* **STATED PROBLEM**
Find the string "Python" in the entries and copy each line that has it.

** Start RECORDS FOR PROCESSING **

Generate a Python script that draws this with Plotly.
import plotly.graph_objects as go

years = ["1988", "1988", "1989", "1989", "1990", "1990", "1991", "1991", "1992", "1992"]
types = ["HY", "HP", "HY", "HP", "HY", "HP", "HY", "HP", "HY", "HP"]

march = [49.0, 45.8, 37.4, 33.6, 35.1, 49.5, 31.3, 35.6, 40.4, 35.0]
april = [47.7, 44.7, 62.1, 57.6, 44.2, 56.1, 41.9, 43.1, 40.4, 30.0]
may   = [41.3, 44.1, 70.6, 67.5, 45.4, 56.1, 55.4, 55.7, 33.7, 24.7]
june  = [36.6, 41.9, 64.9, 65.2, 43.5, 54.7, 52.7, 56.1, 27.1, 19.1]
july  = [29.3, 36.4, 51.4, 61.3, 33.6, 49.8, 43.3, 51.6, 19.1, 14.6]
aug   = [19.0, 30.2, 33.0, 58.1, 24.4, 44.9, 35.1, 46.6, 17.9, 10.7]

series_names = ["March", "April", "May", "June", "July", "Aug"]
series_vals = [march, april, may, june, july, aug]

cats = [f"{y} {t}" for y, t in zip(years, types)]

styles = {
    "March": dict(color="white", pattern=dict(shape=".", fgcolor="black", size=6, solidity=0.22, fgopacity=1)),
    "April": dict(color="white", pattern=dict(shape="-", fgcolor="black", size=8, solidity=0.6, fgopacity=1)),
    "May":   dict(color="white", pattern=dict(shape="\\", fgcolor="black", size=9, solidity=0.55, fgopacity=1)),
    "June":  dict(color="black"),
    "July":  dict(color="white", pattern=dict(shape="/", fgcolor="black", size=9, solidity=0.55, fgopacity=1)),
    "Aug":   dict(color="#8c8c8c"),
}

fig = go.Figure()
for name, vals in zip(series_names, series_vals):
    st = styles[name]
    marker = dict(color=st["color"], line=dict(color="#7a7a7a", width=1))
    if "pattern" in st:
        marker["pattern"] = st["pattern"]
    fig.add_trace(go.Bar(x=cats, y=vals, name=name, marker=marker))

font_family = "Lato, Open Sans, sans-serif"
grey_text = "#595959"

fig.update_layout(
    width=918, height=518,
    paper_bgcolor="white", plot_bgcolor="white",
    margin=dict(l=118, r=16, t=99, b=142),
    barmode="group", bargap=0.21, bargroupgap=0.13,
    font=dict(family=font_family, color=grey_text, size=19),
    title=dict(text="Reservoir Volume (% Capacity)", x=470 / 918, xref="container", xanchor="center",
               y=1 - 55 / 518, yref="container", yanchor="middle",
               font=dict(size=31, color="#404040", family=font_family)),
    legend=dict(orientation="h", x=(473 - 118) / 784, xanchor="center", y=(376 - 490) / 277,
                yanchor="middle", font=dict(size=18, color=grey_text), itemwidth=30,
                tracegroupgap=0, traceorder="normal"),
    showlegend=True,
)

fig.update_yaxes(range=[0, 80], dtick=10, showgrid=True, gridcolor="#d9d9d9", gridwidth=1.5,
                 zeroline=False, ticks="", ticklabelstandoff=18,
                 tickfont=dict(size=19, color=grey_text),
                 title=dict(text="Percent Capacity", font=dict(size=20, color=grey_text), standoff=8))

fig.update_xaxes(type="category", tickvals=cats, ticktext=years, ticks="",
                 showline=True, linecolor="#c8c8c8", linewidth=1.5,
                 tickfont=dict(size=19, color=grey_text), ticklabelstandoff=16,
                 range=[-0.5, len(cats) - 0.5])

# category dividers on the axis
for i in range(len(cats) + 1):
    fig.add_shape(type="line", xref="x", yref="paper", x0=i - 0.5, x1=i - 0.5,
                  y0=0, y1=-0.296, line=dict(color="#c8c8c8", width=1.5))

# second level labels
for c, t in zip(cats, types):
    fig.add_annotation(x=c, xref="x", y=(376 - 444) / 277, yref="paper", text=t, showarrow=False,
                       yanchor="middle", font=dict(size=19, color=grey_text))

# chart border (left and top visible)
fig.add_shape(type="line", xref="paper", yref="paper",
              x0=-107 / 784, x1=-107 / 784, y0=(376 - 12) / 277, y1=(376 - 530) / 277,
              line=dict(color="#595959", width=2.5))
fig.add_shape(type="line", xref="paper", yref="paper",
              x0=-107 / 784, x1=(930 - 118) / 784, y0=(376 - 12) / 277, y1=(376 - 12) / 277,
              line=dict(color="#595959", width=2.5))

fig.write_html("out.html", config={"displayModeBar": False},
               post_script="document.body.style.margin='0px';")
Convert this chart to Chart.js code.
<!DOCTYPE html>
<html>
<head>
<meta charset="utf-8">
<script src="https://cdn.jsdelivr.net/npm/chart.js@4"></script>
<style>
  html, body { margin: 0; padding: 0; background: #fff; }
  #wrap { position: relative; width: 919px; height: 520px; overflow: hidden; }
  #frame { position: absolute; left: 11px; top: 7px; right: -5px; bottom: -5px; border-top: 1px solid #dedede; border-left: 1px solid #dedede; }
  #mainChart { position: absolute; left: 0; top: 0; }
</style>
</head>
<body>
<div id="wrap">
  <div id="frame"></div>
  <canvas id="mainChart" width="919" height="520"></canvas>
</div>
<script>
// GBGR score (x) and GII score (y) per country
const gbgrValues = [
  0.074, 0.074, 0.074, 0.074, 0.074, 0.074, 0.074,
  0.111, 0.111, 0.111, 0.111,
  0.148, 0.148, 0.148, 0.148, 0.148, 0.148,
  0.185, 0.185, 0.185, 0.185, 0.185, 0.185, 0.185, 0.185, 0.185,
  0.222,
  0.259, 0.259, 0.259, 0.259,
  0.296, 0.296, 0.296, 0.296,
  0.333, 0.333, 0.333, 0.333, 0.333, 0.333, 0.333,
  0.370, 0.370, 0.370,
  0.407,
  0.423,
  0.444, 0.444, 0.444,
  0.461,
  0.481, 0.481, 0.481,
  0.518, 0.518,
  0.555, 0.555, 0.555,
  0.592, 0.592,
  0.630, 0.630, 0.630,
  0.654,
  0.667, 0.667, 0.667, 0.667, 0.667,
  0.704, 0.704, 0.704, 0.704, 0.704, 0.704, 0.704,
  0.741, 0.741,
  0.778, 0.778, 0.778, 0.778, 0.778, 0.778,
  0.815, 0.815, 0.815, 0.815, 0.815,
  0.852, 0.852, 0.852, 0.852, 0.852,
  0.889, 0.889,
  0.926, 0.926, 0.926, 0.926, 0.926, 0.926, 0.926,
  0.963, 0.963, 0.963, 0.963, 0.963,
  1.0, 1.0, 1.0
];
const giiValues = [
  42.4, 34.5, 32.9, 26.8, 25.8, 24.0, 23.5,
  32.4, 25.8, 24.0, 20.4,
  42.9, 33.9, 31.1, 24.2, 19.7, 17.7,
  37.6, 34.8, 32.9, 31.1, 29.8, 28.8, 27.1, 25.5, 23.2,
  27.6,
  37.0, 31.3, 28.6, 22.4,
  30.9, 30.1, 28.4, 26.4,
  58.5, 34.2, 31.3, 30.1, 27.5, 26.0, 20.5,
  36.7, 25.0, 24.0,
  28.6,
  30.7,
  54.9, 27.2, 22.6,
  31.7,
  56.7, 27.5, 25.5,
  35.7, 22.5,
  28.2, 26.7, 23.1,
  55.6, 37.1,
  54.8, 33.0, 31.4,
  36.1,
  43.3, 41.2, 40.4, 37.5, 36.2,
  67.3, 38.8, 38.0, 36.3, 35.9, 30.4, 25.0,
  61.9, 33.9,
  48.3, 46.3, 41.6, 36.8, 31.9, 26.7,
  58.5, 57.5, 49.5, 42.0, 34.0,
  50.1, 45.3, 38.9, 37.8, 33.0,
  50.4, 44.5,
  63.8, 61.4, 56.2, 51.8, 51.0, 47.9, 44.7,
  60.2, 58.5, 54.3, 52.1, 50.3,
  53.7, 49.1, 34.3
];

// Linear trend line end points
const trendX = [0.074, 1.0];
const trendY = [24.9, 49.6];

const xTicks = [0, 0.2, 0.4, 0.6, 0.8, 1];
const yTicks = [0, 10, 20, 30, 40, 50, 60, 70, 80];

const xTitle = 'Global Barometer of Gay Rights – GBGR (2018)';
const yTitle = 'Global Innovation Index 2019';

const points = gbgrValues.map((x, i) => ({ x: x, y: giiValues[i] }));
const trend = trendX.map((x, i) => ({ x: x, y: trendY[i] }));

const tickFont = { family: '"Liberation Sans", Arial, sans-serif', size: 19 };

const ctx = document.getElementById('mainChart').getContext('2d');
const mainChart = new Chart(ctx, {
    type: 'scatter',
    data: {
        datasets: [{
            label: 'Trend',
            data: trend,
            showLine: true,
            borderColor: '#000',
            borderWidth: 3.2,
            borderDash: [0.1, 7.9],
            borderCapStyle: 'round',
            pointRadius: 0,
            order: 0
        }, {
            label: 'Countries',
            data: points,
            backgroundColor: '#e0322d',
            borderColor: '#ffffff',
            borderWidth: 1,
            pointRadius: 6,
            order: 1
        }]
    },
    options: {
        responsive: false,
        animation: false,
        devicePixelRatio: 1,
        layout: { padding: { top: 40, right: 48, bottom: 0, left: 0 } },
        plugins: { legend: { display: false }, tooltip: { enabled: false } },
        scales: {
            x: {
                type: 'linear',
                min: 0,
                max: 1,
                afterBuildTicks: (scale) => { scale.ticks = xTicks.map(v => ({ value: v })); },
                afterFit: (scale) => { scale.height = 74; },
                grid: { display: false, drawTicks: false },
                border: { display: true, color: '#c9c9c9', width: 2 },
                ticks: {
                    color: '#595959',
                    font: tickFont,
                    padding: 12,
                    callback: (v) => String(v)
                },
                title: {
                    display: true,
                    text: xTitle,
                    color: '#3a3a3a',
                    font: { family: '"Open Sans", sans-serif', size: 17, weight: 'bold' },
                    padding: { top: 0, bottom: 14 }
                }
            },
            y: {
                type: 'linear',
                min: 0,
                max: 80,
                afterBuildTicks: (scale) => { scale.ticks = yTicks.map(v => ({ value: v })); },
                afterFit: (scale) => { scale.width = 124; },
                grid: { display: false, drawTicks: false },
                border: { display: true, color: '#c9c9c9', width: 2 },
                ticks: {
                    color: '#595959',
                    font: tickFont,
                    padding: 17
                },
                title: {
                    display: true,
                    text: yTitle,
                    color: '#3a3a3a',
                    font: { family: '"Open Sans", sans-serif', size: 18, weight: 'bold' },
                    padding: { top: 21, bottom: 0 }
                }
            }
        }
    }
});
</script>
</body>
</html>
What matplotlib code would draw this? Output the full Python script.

** End RECORDS FOR PROCESSING **

* **EXERCISE SOLUTION**
Generate a Python script that draws this with Plotly.
What matplotlib code would draw this? Output the full Python script.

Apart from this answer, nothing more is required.